An app that allows farmers to identify pests and diseases using their mobile phones and provides remedial measures is the latest addition to using modern digital tools to benefit smallholder farmers.
A key feature of the mobile app ‘Plantix’ is automated disease diagnosis. Farmers can upload a photo of their infected crop and the app will provide a diagnosis. Besides giving a diagnosis and steps to mitigate the disease, the app also provides information on preventing the disease in the next cropping season. Farmers are also presented biological treatment options for pest and disease control. Given the rampant overuse of chemical pesticides in India the app will also help disseminate best practice methods to reduce pesticides. The app also features a library of diseases which farmers can refer in case there is no connectivity
Currently, the database has over 60,000 photographs and covers 30 crops in India, 60 crops worldwide and has prescriptions for over 200 crop diseases. Every time a farmer uploads a photograph for diagnosis it will be time marked and georeferenced. Hence, the database also facilitates pest and disease outbreak monitoring and can send early warning messages for specific locations.

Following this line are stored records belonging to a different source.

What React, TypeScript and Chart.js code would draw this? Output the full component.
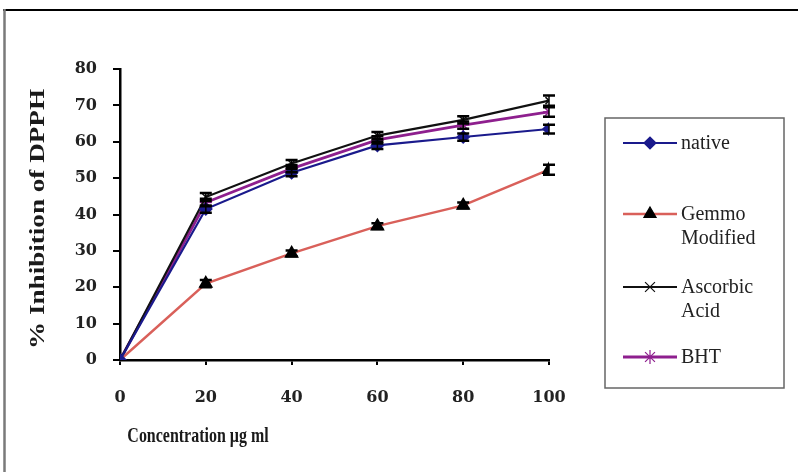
import React, { useEffect, useRef } from "react";
import { Chart, registerables } from "chart.js";
import { drawPoint } from "chart.js/helpers";

Chart.register(...registerables);

// ---- data ----
const concentrations = [0, 20, 40, 60, 80, 100];
const nativeValues = [0, 41.5, 51.5, 59.0, 61.3, 63.5];
const gemmoValues = [0, 21.0, 29.3, 36.8, 42.5, 52.3];
const ascorbicValues = [0, 44.8, 54.0, 61.7, 66.0, 71.3];
const bhtValues = [0, 43.3, 52.6, 60.5, 64.6, 68.2];

const nativeErrors = [0, 1.0, 1.0, 1.0, 1.0, 1.2];
const gemmoErrors = [0, 1.0, 0.8, 0.8, 0.8, 1.4];
const ascorbicErrors = [0, 1.1, 1.0, 1.0, 1.0, 1.4];
const bhtErrors = [0, 1.0, 1.0, 1.0, 1.0, 1.3];

const seriesNames = ["native", "Gemmo Modified", "Ascorbic Acid", "BHT"];
const legendLines = [["native"], ["Gemmo", "Modified"], ["Ascorbic", "Acid"], ["BHT"]];

const xTitle = "Concentration µg ml";
const yTitle = "% Inhibition of DPPH";

const Y_MIN = 0;
const Y_MAX = 80;
const Y_STEP = 10;
const X_MIN = 0;
const X_MAX = 100;
const X_STEP = 20;

// ---- styles ----
const lineColors = ["#1a1a8c", "#d9605a", "#111111", "#8e1f8e"];
const markerFill = ["#1a1a8c", "#000000", "#111111", "#8e1f8e"];
const markerStyles = ["rectRot", "triangle", "crossRot", "star"];
const markerRadius = [6, 7, 5, 6];
const legendMarkerRadius = [6, 7, 7, 7];
const lineWidths = [2.2, 2.5, 2.2, 2.8];

const errorSets = [nativeErrors, gemmoErrors, ascorbicErrors, bhtErrors];
const valueSets = [nativeValues, gemmoValues, ascorbicValues, bhtValues];

const tickFont = { family: "'DejaVu Serif', serif", size: 16, weight: "bold" as const };

const errorBarPlugin = {
  id: "errorBars",
  afterDatasetsDraw(chart: any) {
    const ctx = chart.ctx;
    const xs = chart.scales.x;
    const ys = chart.scales.y;
    ctx.save();
    ctx.strokeStyle = "#000";
    valueSets.forEach((vals, si) => {
      vals.forEach((v, i) => {
        const e = errorSets[si][i];
        if (!e) return;
        const px = xs.getPixelForValue(concentrations[i]);
        const top = ys.getPixelForValue(v + e);
        const bot = ys.getPixelForValue(v - e);
        ctx.lineWidth = 1.5;
        ctx.beginPath();
        ctx.moveTo(px, top);
        ctx.lineTo(px, bot);
        ctx.stroke();
        ctx.lineWidth = 2.5;
        ctx.beginPath();
        ctx.moveTo(px - 6, top);
        ctx.lineTo(px + 6, top);
        ctx.moveTo(px - 6, bot);
        ctx.lineTo(px + 6, bot);
        ctx.stroke();
      });
    });
    ctx.restore();
  },
};

const decorPlugin = {
  id: "decor",
  beforeDraw(chart: any) {
    const ctx = chart.ctx;
    ctx.save();
    ctx.fillStyle = "#ffffff";
    ctx.fillRect(0, 0, chart.width, chart.height);
    ctx.restore();
  },
  afterDraw(chart: any) {
    const ctx = chart.ctx;
    ctx.save();
    // outer frame (partial, as in the reference)
    ctx.strokeStyle = "#000";
    ctx.lineWidth = 2;
    ctx.beginPath();
    ctx.moveTo(3, 10);
    ctx.lineTo(chart.width, 10);
    ctx.stroke();
    ctx.strokeStyle = "#7a7a7a";
    ctx.lineWidth = 2.5;
    ctx.beginPath();
    ctx.moveTo(4.5, 9);
    ctx.lineTo(4.5, chart.height);
    ctx.stroke();

    // x title (condensed bold serif)
    ctx.fillStyle = "#1a1a1a";
    ctx.font = "bold 21px 'Liberation Serif', serif";
    ctx.textAlign = "center";
    ctx.textBaseline = "middle";
    ctx.save();
    ctx.translate(198, 437);
    ctx.scale(0.76, 1);
    ctx.fillText(xTitle, 0, 0);
    ctx.restore();

    // y title
    ctx.save();
    ctx.translate(38, 219);
    ctx.rotate(-Math.PI / 2);
    ctx.font = "bold 22px 'Liberation Serif', serif";
    const w = ctx.measureText(yTitle).width;
    ctx.scale(260 / w, 1);
    ctx.fillText(yTitle, 0, 0);
    ctx.restore();

    // legend box
    ctx.strokeStyle = "#666";
    ctx.lineWidth = 1.5;
    ctx.strokeRect(605, 118, 179, 270);
    const rows = [143, 214, 287, 357];
    ctx.font = "20px 'Liberation Serif', serif";
    ctx.textAlign = "left";
    ctx.textBaseline = "middle";
    chart.data.datasets.forEach((ds: any, i: number) => {
      const y = rows[i];
      ctx.strokeStyle = ds.borderColor;
      ctx.lineWidth = ds.borderWidth;
      ctx.beginPath();
      ctx.moveTo(623, y);
      ctx.lineTo(677, y);
      ctx.stroke();
      ctx.fillStyle = ds.pointBackgroundColor;
      ctx.strokeStyle = ds.pointBorderColor;
      ctx.lineWidth = 1.2;
      drawPoint(ctx, { pointStyle: ds.pointStyle, radius: legendMarkerRadius[i], rotation: 0, borderWidth: 1.2 }, 650, y);
      ctx.fillStyle = "#222";
      legendLines[i].forEach((t, k) => {
        ctx.fillText(t, 681, y + 1 + k * 24);
      });
    });
    ctx.restore();
  },
};

export default function App() {
  const canvasRef = useRef<HTMLCanvasElement | null>(null);

  useEffect(() => {
    const canvas = canvasRef.current;
    if (!canvas) return;
    const datasets = valueSets.map((vals, i) => ({
      label: seriesNames[i],
      data: vals.map((v, k) => ({ x: concentrations[k], y: v })),
      borderColor: lineColors[i],
      backgroundColor: lineColors[i],
      borderWidth: lineWidths[i],
      pointStyle: markerStyles[i],
      pointRadius: markerRadius[i],
      pointBackgroundColor: markerFill[i],
      pointBorderColor: markerFill[i],
      pointBorderWidth: 1.5,
      tension: 0,
      fill: false,
    }));
    const chart = new Chart(canvas, {
      type: "line",
      data: { datasets },
      options: {
        animation: false,
        responsive: false,
        devicePixelRatio: 1,
        layout: { padding: { left: 0, top: 69, right: 249, bottom: 0 } },
        plugins: { legend: { display: false }, tooltip: { enabled: false }, title: { display: false } },
        scales: {
          x: {
            type: "linear",
            min: X_MIN,
            max: X_MAX,
            afterFit: (s: any) => {
              s.height = 112;
            },
            ticks: { stepSize: X_STEP, font: tickFont, color: "#222", padding: 23, maxRotation: 0 },
            grid: { drawOnChartArea: false, drawTicks: true, tickLength: 5, color: "#000", lineWidth: 2 },
            border: { display: true, color: "#000", width: 2.5 },
          },
          y: {
            type: "linear",
            min: Y_MIN,
            max: Y_MAX,
            afterFit: (s: any) => {
              s.width = 120;
            },
            ticks: { stepSize: Y_STEP, font: tickFont, color: "#222", padding: 16 },
            grid: { drawOnChartArea: false, drawTicks: true, tickLength: 7, color: "#000", lineWidth: 2 },
            border: { display: true, color: "#000", width: 2.5 },
          },
        },
      },
      plugins: [decorPlugin, errorBarPlugin],
    });
    return () => chart.destroy();
  }, []);

  return (
    <div style={{ position: "absolute", left: 0, top: 0, width: 798, height: 472, background: "#fff" }}>
      <canvas ref={canvasRef} width={798} height={472} style={{ width: 798, height: 472, display: "block" }} />
    </div>
  );
}
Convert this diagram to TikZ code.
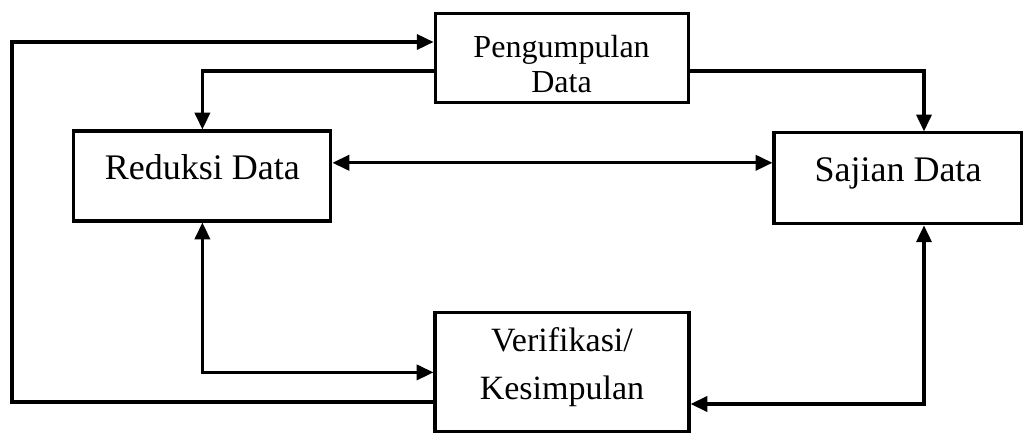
\documentclass[tikz,border=0pt]{standalone}
\usepackage{fontspec}
\setmainfont{Liberation Serif}
\usepackage{tikz}
\usetikzlibrary{arrows.meta, positioning, calc}

\begin{document}
\begin{tikzpicture}[
    arr/.style={-{Triangle[length=0.42cm, width=0.38cm]}, line width=2.2pt},
    dbl/.style={{Triangle[length=0.42cm, width=0.38cm]}-{Triangle[length=0.42cm, width=0.38cm]}, line width=2.2pt},
    box/.style={draw, line width=2.2pt, align=center, inner sep=0pt}
  ]
    \useasboundingbox (0, 0) rectangle (25.575, 10.85);
    \node[box, minimum width=6.325cm, minimum height=2.225cm, text height=1.73cm,
          font=\fontsize{22.8}{24.9}\selectfont]
      (peng) at (14.04, 9.41) {Pengumpulan\\Data};
    \node[box, minimum width=6.425cm, minimum height=2.25cm, text depth=0.45cm,
          font=\fontsize{25.6}{30}\selectfont]
      (reduksi) at (5.06, 6.45) {Reduksi Data};
    \node[box, minimum width=6.2cm, minimum height=2.275cm, text depth=0.45cm,
          font=\fontsize{25.6}{30}\selectfont]
      (sajian) at (22.45, 6.39) {Sajian Data};
    \node[box, minimum width=6.35cm, minimum height=2.975cm, text depth=0.44cm,
          font=\fontsize{24.2}{34.1}\selectfont]
      (verif) at (14.05, 1.54) {Verifikasi/\\Kesimpulan};
    \coordinate (loop) at (0.3, 9.8);

    \draw[arr] ([yshift=-0.74cm]verif.west) -| (loop) -- (loop -| peng.west);
    \draw[arr] ([yshift=-0.335cm]peng.west) -| (reduksi.north);
    \draw[arr] ([yshift=-0.335cm]peng.east) -| ([xshift=0.65cm]sajian.north);
    \draw[dbl] ([yshift=0.33cm]reduksi.east) -- ([yshift=0.33cm]reduksi.east -| sajian.west);
    \draw[dbl] (reduksi.south) |- (verif.west);
    \draw[dbl] ([xshift=0.65cm]sajian.south) |- ([yshift=-0.79cm]verif.east);
  \end{tikzpicture}
\end{document}
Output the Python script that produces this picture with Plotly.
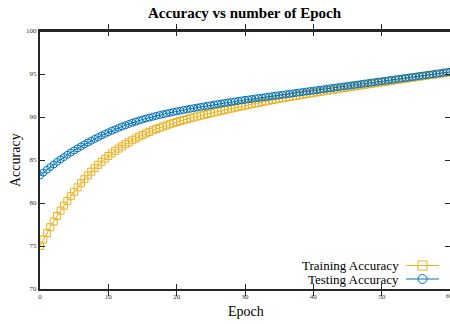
import plotly.graph_objects as go

# Epoch positions (half-epoch sampling)
epochs = [
    0.0, 0.5, 1.0, 1.5, 2.0, 2.5, 3.0, 3.5, 4.0, 4.5, 5.0, 5.5, 6.0, 6.5, 7.0, 7.5,
    8.0, 8.5, 9.0, 9.5, 10.0, 10.5, 11.0, 11.5, 12.0, 12.5, 13.0, 13.5, 14.0, 14.5,
    15.0, 15.5, 16.0, 16.5, 17.0, 17.5, 18.0, 18.5, 19.0, 19.5, 20.0, 20.5, 21.0,
    21.5, 22.0, 22.5, 23.0, 23.5, 24.0, 24.5, 25.0, 25.5, 26.0, 26.5, 27.0, 27.5,
    28.0, 28.5, 29.0, 29.5, 30.0, 30.5, 31.0, 31.5, 32.0, 32.5, 33.0, 33.5, 34.0,
    34.5, 35.0, 35.5, 36.0, 36.5, 37.0, 37.5, 38.0, 38.5, 39.0, 39.5, 40.0, 40.5,
    41.0, 41.5, 42.0, 42.5, 43.0, 43.5, 44.0, 44.5, 45.0, 45.5, 46.0, 46.5, 47.0,
    47.5, 48.0, 48.5, 49.0, 49.5, 50.0, 50.5, 51.0, 51.5, 52.0, 52.5, 53.0, 53.5,
    54.0, 54.5, 55.0, 55.5, 56.0, 56.5, 57.0, 57.5, 58.0, 58.5, 59.0, 59.5, 60.0,
]

training_accuracy = [
    75.00, 75.76, 76.49, 77.19, 77.85, 78.49, 79.10, 79.69, 80.25, 80.79, 81.31,
    81.82, 82.30, 82.77, 83.21, 83.64, 84.05, 84.44, 84.80, 85.15, 85.47, 85.77,
    86.06, 86.33, 86.59, 86.84, 87.07, 87.30, 87.51, 87.72, 87.91, 88.10, 88.27,
    88.44, 88.60, 88.75, 88.89, 89.03, 89.16, 89.29, 89.41, 89.53, 89.64, 89.75,
    89.86, 89.96, 90.06, 90.16, 90.26, 90.35, 90.45, 90.54, 90.63, 90.72, 90.81,
    90.90, 90.99, 91.08, 91.17, 91.25, 91.34, 91.42, 91.50, 91.58, 91.66, 91.74,
    91.82, 91.90, 91.97, 92.05, 92.12, 92.19, 92.26, 92.33, 92.40, 92.47, 92.53,
    92.60, 92.67, 92.74, 92.80, 92.87, 92.93, 92.99, 93.06, 93.12, 93.18, 93.24,
    93.31, 93.37, 93.43, 93.49, 93.55, 93.62, 93.68, 93.74, 93.80, 93.86, 93.92,
    93.98, 94.04, 94.10, 94.16, 94.22, 94.28, 94.34, 94.39, 94.45, 94.51, 94.57,
    94.63, 94.69, 94.75, 94.81, 94.86, 94.92, 94.98, 95.04, 95.10, 95.16, 95.22,
]

testing_accuracy = [
    83.20, 83.54, 83.86, 84.18, 84.48, 84.78, 85.06, 85.34, 85.60, 85.86, 86.11,
    86.35, 86.58, 86.81, 87.03, 87.24, 87.45, 87.65, 87.85, 88.04, 88.22, 88.40,
    88.57, 88.73, 88.89, 89.04, 89.19, 89.33, 89.46, 89.59, 89.71, 89.82, 89.93,
    90.03, 90.13, 90.23, 90.32, 90.41, 90.49, 90.58, 90.65, 90.73, 90.81, 90.88,
    90.96, 91.03, 91.10, 91.17, 91.24, 91.31, 91.37, 91.44, 91.50, 91.57, 91.63,
    91.69, 91.75, 91.81, 91.87, 91.93, 91.99, 92.04, 92.10, 92.16, 92.21, 92.26,
    92.32, 92.37, 92.43, 92.48, 92.53, 92.59, 92.64, 92.69, 92.75, 92.80, 92.85,
    92.91, 92.96, 93.02, 93.07, 93.12, 93.18, 93.23, 93.29, 93.34, 93.40, 93.45,
    93.51, 93.56, 93.61, 93.67, 93.72, 93.78, 93.83, 93.89, 93.94, 93.99, 94.05,
    94.10, 94.16, 94.21, 94.27, 94.32, 94.38, 94.43, 94.48, 94.54, 94.59, 94.65,
    94.70, 94.76, 94.81, 94.86, 94.92, 94.97, 95.03, 95.08, 95.14, 95.19, 95.25,
]

x_ticks = [0, 10, 20, 30, 40, 50, 60]
y_ticks = [70, 75, 80, 85, 90, 95, 100]

series_names = ["Training Accuracy", "Testing Accuracy"]
ORANGE = "#EDB120"
BLUE = "#0072BD"
AXIS = "#262626"
TICKTEXT = "#333333"
FONT = "Liberation Serif"

fig = go.Figure()
fig.add_trace(go.Scatter(
    x=epochs, y=training_accuracy, mode="lines+markers", name=series_names[0],
    line=dict(color=ORANGE, width=1),
    marker=dict(symbol="square-open", size=7, color=ORANGE, line=dict(width=1, color=ORANGE)),
    showlegend=False,
))
fig.add_trace(go.Scatter(
    x=epochs, y=testing_accuracy, mode="lines+markers", name=series_names[1],
    line=dict(color=BLUE, width=1),
    marker=dict(symbol="circle-open", size=7, color=BLUE, line=dict(width=1, color=BLUE)),
    showlegend=False,
))
# invisible trace so the right-hand tick axis is drawn
fig.add_trace(go.Scatter(x=[None], y=[None], yaxis="y2", showlegend=False, hoverinfo="skip"))

tick_style = dict(ticks="inside", ticklen=5, tickwidth=1, tickcolor=AXIS,
                  tickfont=dict(family=FONT, size=7, color=TICKTEXT))

fig.update_layout(
    width=450, height=324,
    margin=dict(l=40, r=0, t=31, b=35),
    paper_bgcolor="white", plot_bgcolor="white",
    font=dict(family=FONT, color="black"),
    xaxis=dict(range=[0, 60], tickvals=x_ticks, showgrid=False, zeroline=False,
               showline=True, linewidth=2, linecolor=AXIS, mirror="allticks", **tick_style),
    yaxis=dict(range=[70, 100], tickvals=y_ticks, showgrid=False, zeroline=False,
               showline=True, linewidth=2, linecolor=AXIS, mirror=False, **tick_style),
    yaxis2=dict(range=[70, 100], tickvals=y_ticks, overlaying="y", side="right",
                showgrid=False, zeroline=False, showline=False, showticklabels=False,
                ticks="inside", ticklen=5, tickwidth=1, tickcolor=AXIS),
    showlegend=False,
)

plot_l, plot_r, plot_t, plot_b = 40, 450, 31, 289
def px_to_paper(px, py):
    return (px - plot_l) / (plot_r - plot_l), (plot_b - py) / (plot_b - plot_t)

annotations = [
    dict(text="<b>Accuracy vs number of Epoch</b>", pos=(245, 13), size=15, angle=0),
    dict(text="Epoch", pos=(246, 311), size=14, angle=0),
    dict(text="Accuracy", pos=(15, 160), size=14, angle=-90),
]
for a in annotations:
    px, py = a.pop("pos")
    a["x"], a["y"] = px_to_paper(px, py)
    a.update(xref="paper", yref="paper", xanchor="center", yanchor="middle",
             showarrow=False, textangle=a.pop("angle"),
             font=dict(family=FONT, size=a.pop("size"), color="black"))

# tick label for the last x tick, which sits on the plot edge
annotations.append(dict(text=str(x_ticks[-1]), x=x_ticks[-1], xref="x", y=0, yref="paper",
                        yshift=-7, xanchor="center", yanchor="middle", showarrow=False,
                        font=dict(family=FONT, size=7, color=TICKTEXT)))

# Legend: label text on the left, line + marker sample on the right
legend_rows = [(series_names[0], ORANGE, "square", 265.5), (series_names[1], BLUE, "circle", 279)]
shapes = []
for name, color, sym, py in legend_rows:
    tx, ty = px_to_paper(401, py)
    annotations.append(dict(text=name, x=tx, y=ty, xref="paper", yref="paper",
                            xanchor="right", yanchor="middle", showarrow=False,
                            font=dict(family=FONT, size=13, color="black")))
    x0, yl = px_to_paper(406, py)
    x1, _ = px_to_paper(439, py)
    shapes.append(dict(type="line", xref="paper", yref="paper", x0=x0, x1=x1, y0=yl, y1=yl,
                       line=dict(color=color, width=1)))
    mx, my = px_to_paper(422.5, py)
    shapes.append(dict(type="rect" if sym == "square" else "circle",
                       xref="paper", yref="paper", xsizemode="pixel", ysizemode="pixel",
                       xanchor=mx, yanchor=my, x0=-4.5, x1=4.5, y0=-4.5, y1=4.5,
                       line=dict(color=color, width=1), fillcolor="rgba(0,0,0,0)"))

# top frame line (the right edge falls outside the page)
shapes.append(dict(type="line", xref="paper", yref="paper", x0=0, x1=1, y0=1, y1=1,
                   line=dict(color=AXIS, width=2)))

fig.update_layout(annotations=annotations, shapes=shapes)
fig.write_html("out.html")
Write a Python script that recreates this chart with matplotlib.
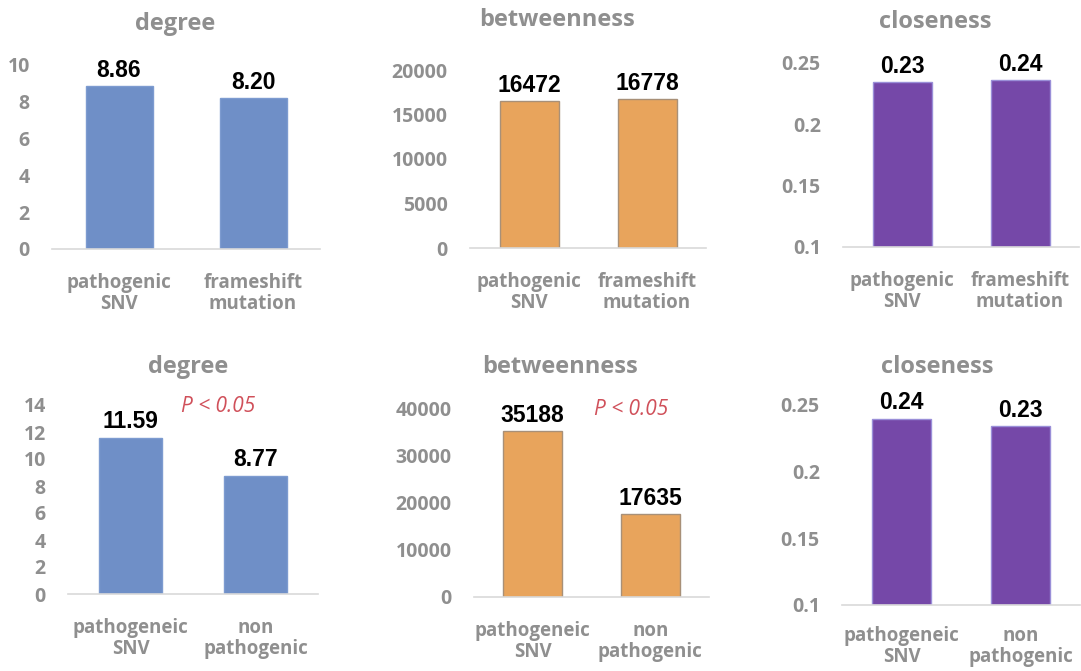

Working together with the developers of the app – Progressive Environmental & Agricultural Technologies (PEAT) – ICRISAT aims to build a database of pest and disease images and content for its six mandate crops.
The app can be downloaded on any Android-based mobile device. For farmers without a smart phone an extension worker or farm facilitator or progressive farmer equipped with a tablet or smart phone can be the mediator. To overcome connectivity issues, photographs can be taken and later uploaded when internet connectivity is available.
“ICRISAT-ICM (Integrated Crop Management) team is actively working with PEAT and providing technical support to capture good quality images of the diseases and pests of ICRISAT mandate crops. We have now captured the major diseases of pigeonpea such as Fusarium wilt, Sterility mosaic disease and Phytophthora blight. Additionally, ICM will also provide solutions for mitigating or eliminating pests and diseases for our mandate crops to ensure sustainable agriculture for smallholder farmers,” said Dr Mamta Sharma, Theme Leader – Integrated Crop Management, Asia Program.
Mr Alexander Kennepohl, in-charge of Plant Pathology and Data at PEAT, is of the view that introducing farmers to new technology will help them understand that a mobile is not just a communication tool but an important agriculture tool of the future. In fact, the app partly takes on the role of an agriculture extension worker. Cases where a farmer cannot identify the disease are rare and in such cases farmers can always contact the extension agent or get in touch with PEAT.
Efforts to regionalize the content are also in the pipeline. Ms Charlotte Schumann, Knowledge Management, PEAT, said that as part of a pilot project in Telangana, India, they are working towards delivering content in Telugu by end of 2016, and later work on other Indian and African languages. She said they are also transforming the content of the app into icons to help people with limited literacy.